Addressing the fears of the skeptics


By Dr. Charles Saki Bakheit

Introduction

Neuchâtel, April 16, 2005

History abounds with examples where good ideas often have to overcome many resistances before they finally see the light of day. To a certain extent, the concept of a formal forum for traditional leaders for Southern Sudan embarked on a similar journey since the seeds of the idea was planted in the Aberdare Country Club in the November of 2000. In one respect, it is important that the idea should be thoroughly scrutinized, understood, and the skeptics’ concerns fully addressed, if the idea is to become accepted, and if its implementation is to succeed. It is only when an idea comes under intense camera, turned upside down, inside out, that its weakness as well as its hidden values are unmasked. In this respect, the roles of the critics and the skeptics should be appreciated in the ongoing debate.

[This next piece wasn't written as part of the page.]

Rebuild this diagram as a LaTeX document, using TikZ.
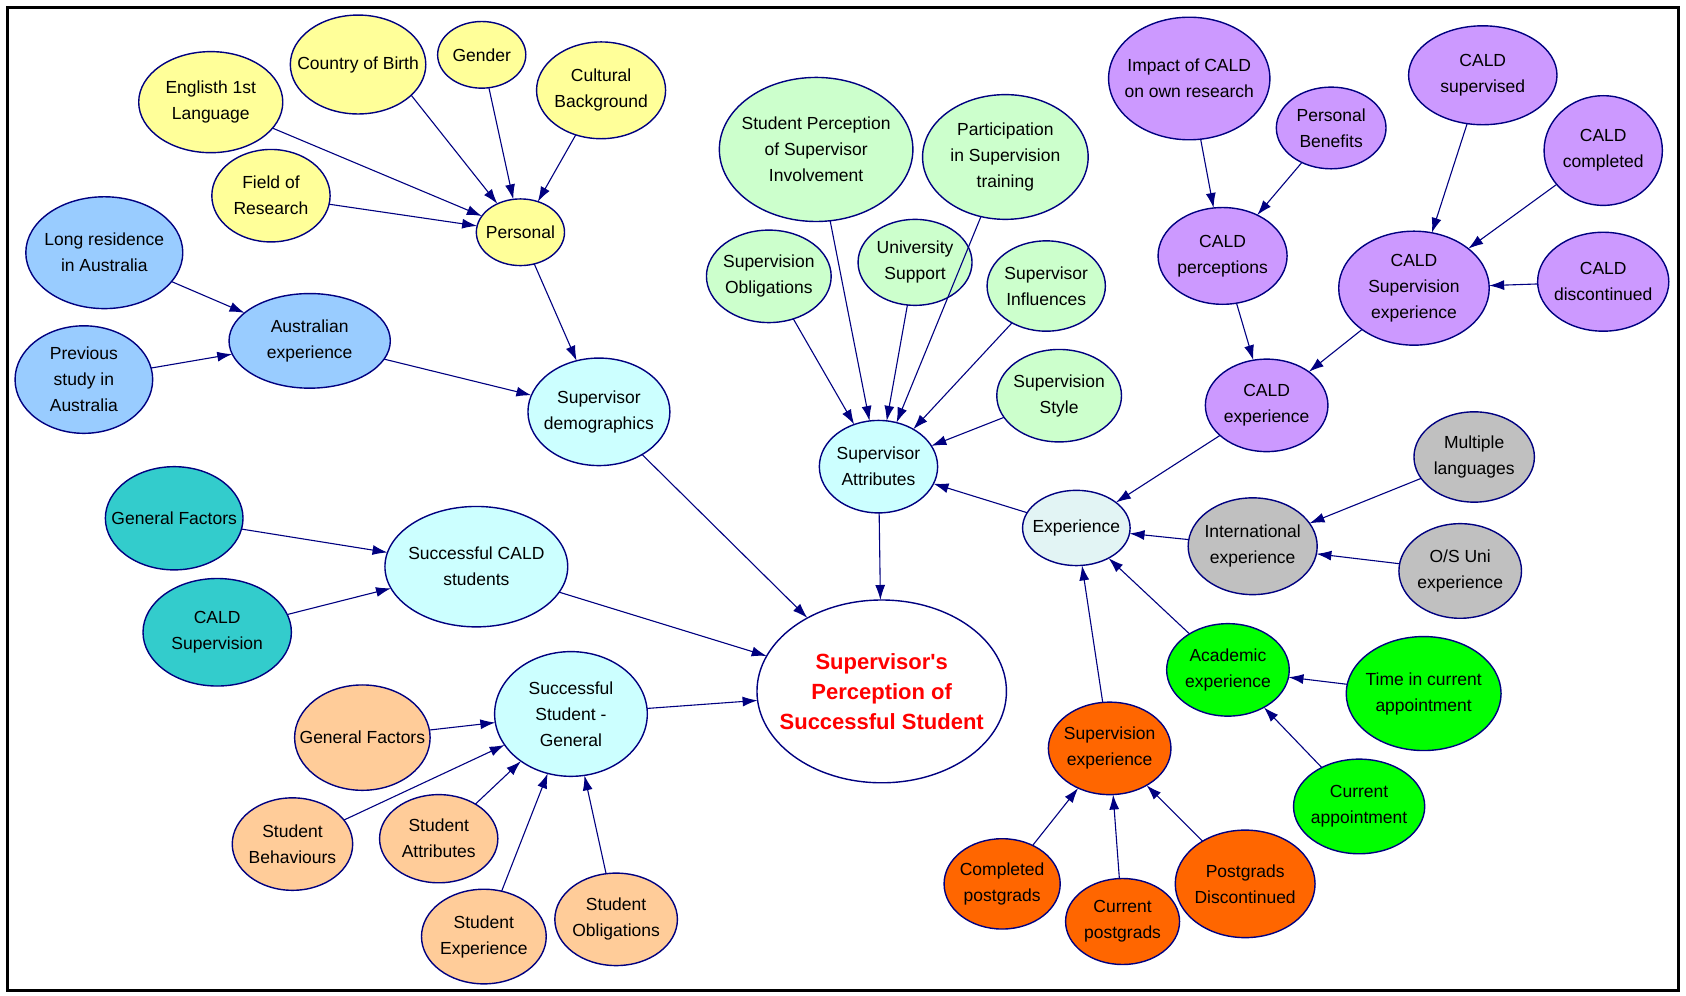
\documentclass[tikz,border=0pt]{standalone}
\usepackage{fontspec}
\setmainfont{Liberation Sans}
\usetikzlibrary{shapes.geometric,arrows.meta}
\definecolor{navy}{HTML}{000080}
\definecolor{cyel}{HTML}{FFFF99}
\definecolor{cblu}{HTML}{99CCFF}
\definecolor{ccya}{HTML}{CCFFFF}
\definecolor{ctea}{HTML}{33CCCC}
\definecolor{cpea}{HTML}{FFCC99}
\definecolor{clgr}{HTML}{CCFFCC}
\definecolor{cpur}{HTML}{CC99FF}
\definecolor{cexp}{HTML}{E2F4F4}
\definecolor{cgry}{HTML}{C0C0C0}
\definecolor{cgrn}{HTML}{00FF00}
\definecolor{cora}{HTML}{FF6600}
\tikzset{
  nd/.style={ellipse, draw=navy, line width=1.4pt, inner xsep=-16pt, inner ysep=-5pt, outer sep=0pt,
    align=center, font=\fontsize{17.5}{26}\selectfont},
  sz/.style 2 args={minimum width=#1*2.1506pt, minimum height=#2*2.1506pt},
  yel/.style={fill=cyel}, blu/.style={fill=cblu}, cya/.style={fill=ccya},
  tea/.style={fill=ctea}, pea/.style={fill=cpea}, lgr/.style={fill=clgr},
  pur/.style={fill=cpur}, gry/.style={fill=cgry}, grn/.style={fill=cgrn},
  ora/.style={fill=cora},
  ar/.style={draw=navy, line width=1.1pt, -{Latex[length=15pt,width=10pt]}},
}
\begin{document}
\begin{tikzpicture}[x=1.0753pt, y=-1.0753pt]
\useasboundingbox (0,0) rectangle (1568,926);
\draw[line width=3.5pt] (7,7) rectangle (1561,921);
% yellow
\node[nd,yel,sz={67}{47}] (eng) at (196,95) {Englisth 1st\\Language};
\node[nd,yel,sz={63}{46}] (cob) at (333,60) {Country of Birth};
\node[nd,yel,sz={41}{31}] (gen) at (448,51) {Gender};
\node[nd,yel,sz={60}{45}] (cul) at (559,84) {Cultural\\Background};
\node[nd,yel,sz={55}{43}] (for) at (252,182) {Field of\\Research};
\node[nd,yel,sz={41}{31}] (per) at (484,216) {Personal};
% blue
\node[nd,blu,sz={73}{52}] (lra) at (97,235) {Long residence\\in Australia};
\node[nd,blu,sz={64}{50}] (psa) at (78,353) {Previous\\study in\\Australia};
\node[nd,blu,sz={75}{44}] (aue) at (288,317) {Australian\\experience};
% cyan
\node[nd,cya,sz={66}{50}] (sdm) at (557,383) {Supervisor\\demographics};
\node[nd,cya,sz={55}{43}] (sat) at (817,434) {Supervisor\\Attributes};
\node[nd,cya,sz={85}{56}] (scs) at (443,527) {Successful CALD\\students};
\node[nd,cya,sz={71}{58}] (ssg) at (531,664) {Successful\\Student -\\General};
\node[nd,fill=white,sz={116}{85},text=red,font=\fontsize{22}{30}\selectfont\bfseries] (cen) at (820,643) {Supervisor\textquotesingle s\\Perception of\\Successful Student};
% teal
\node[nd,tea,sz={64}{48}] (gft) at (162,482) {General Factors};
\node[nd,tea,sz={69}{50}] (cls) at (202,588) {CALD\\Supervision};
% peach
\node[nd,pea,sz={63}{49}] (gfp) at (337,686) {General Factors};
\node[nd,pea,sz={56}{43}] (sbh) at (272,785) {Student\\Behaviours};
\node[nd,pea,sz={55}{41}] (sta) at (408,780) {Student\\Attributes};
\node[nd,pea,sz={58}{44}] (sex) at (450,871) {Student\\Experience};
\node[nd,pea,sz={57}{43}] (sbo) at (573,855) {Student\\Obligations};
% light green
\node[nd,lgr,sz={90}{67}] (spi) at (759,139) {Student Perception\\of Supervisor\\Involvement};
\node[nd,lgr,sz={77}{58}] (pst) at (935,146) {Participation\\in Supervision\\training};
\node[nd,lgr,sz={58}{43}] (svo) at (715,257) {Supervision\\Obligations};
\node[nd,lgr,sz={53}{40}] (uns) at (851,244) {University\\Support};
\node[nd,lgr,sz={55}{42}] (sin) at (973,266) {Supervisor\\Influences};
\node[nd,lgr,sz={58}{43}] (sst) at (985,368) {Supervision\\Style};
% purple
\node[nd,pur,sz={75}{57}] (imp) at (1106,73) {Impact of CALD\\on own research};
\node[nd,pur,sz={51}{38}] (pbn) at (1238,119) {Personal\\Benefits};
\node[nd,pur,sz={69}{46}] (csu) at (1379,70) {CALD\\supervised};
\node[nd,pur,sz={55}{51}] (cco) at (1491,140) {CALD\\completed};
\node[nd,pur,sz={60}{45}] (cpe) at (1137,238) {CALD\\perceptions};
\node[nd,pur,sz={70}{53}] (cse) at (1315,268) {CALD\\Supervision\\experience};
\node[nd,pur,sz={61}{46}] (cdi) at (1491,262) {CALD\\discontinued};
\node[nd,pur,sz={57}{43}] (cex) at (1178,377) {CALD\\experience};
% experience
\node[nd,fill=cexp,sz={50}{35}] (exp) at (1001,491) {Experience};
% gray
\node[nd,gry,sz={56}{42}] (mul) at (1371,425) {Multiple\\languages};
\node[nd,gry,sz={60}{45}] (int) at (1165,508) {International\\experience};
\node[nd,gry,sz={57}{44}] (osu) at (1358,531) {O/S Uni\\experience};
% green
\node[nd,grn,sz={57}{43}] (aca) at (1142,623) {Academic\\experience};
\node[nd,grn,sz={72}{53}] (tic) at (1324,645) {Time in current\\appointment};
\node[nd,grn,sz={61}{44}] (cap) at (1264,750) {Current\\appointment};
% orange
\node[nd,ora,sz={57}{43}] (sue) at (1032,696) {Supervision\\experience};
\node[nd,ora,sz={54}{42}] (cmp) at (932,822) {Completed\\postgrads};
\node[nd,ora,sz={53}{40}] (cup) at (1044,857) {Current\\postgrads};
\node[nd,ora,sz={65}{50}] (pgd) at (1158,822) {Postgrads\\Discontinued};
% edges
\draw[ar] (eng) -- (per);
\draw[ar] (cob.-30) -- (per.129);
\draw[ar] (gen) -- (per);
\draw[ar] (cul) -- (per);
\draw[ar] (for) -- (per);
\draw[ar] (per) -- (sdm);
\draw[ar] (lra) -- (aue);
\draw[ar] (psa) -- (aue);
\draw[ar] (aue) -- (sdm);
\draw[ar] (sdm) -- (cen);
\draw[ar] (gft) -- (scs);
\draw[ar] (cls) -- (scs);
\draw[ar] (scs) -- (cen);
\draw[ar] (gfp) -- (ssg);
\draw[ar] (sbh) -- (ssg);
\draw[ar] (sta) -- (ssg);
\draw[ar] (sex) -- (ssg);
\draw[ar] (sbo) -- (ssg);
\draw[ar] (ssg) -- (cen);
\draw[ar] (sat) -- (cen);
\draw[ar] (svo) -- (sat);
\draw[ar] (spi) -- (sat);
\draw[ar] (uns) -- (sat);
\draw[ar] (pst) -- (sat);
\draw[ar] (sin) -- (sat);
\draw[ar] (sst) -- (sat);
\draw[ar] (exp) -- (sat);
\draw[ar] (cex) -- (exp);
\draw[ar] (imp) -- (cpe);
\draw[ar] (pbn) -- (cpe);
\draw[ar] (cpe) -- (cex);
\draw[ar] (csu) -- (cse);
\draw[ar] (cco) -- (cse);
\draw[ar] (cdi) -- (cse);
\draw[ar] (cse) -- (cex);
\draw[ar] (int) -- (exp);
\draw[ar] (mul) -- (int);
\draw[ar] (osu) -- (int);
\draw[ar] (aca) -- (exp);
\draw[ar] (tic) -- (aca);
\draw[ar] (cap) -- (aca);
\draw[ar] (sue) -- (exp);
\draw[ar] (cmp) -- (sue);
\draw[ar] (cup) -- (sue);
\draw[ar] (pgd) -- (sue);
\end{tikzpicture}
\end{document}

The fears and objections to HoN

In the last two days we have been treated to very rich and informative talks, and passionate discussions on the concept of modern government and traditional structures, and how all these can be married in some way to suit the case of Southern Sudan. We have been feted on the role of traditional structures in other African countries, discussed how this can be applied to Southern Sudan. We have also addressed such issues as who indeed constitute traditional leaders, and touched the operational aspect of a forum for traditional leaders. Even the name has been put under the camera. In fact these excellent papers and the subsequent discussions have in one way or the other addressed most of the fears and concerns of many skeptics, to the extent that my task here has been made a lot easier. I am therefore going to run the risk of repeating much of what has already been said, in a brief and crisp way. The intention here is to summarize as much of the material as possible into one single document. The list of concerns is by no mean exhaustive, and participants are welcome to add more to it. The aim here is not to demonize any particular groups or persons, but rather to get focused on specific and genuine areas of doubts.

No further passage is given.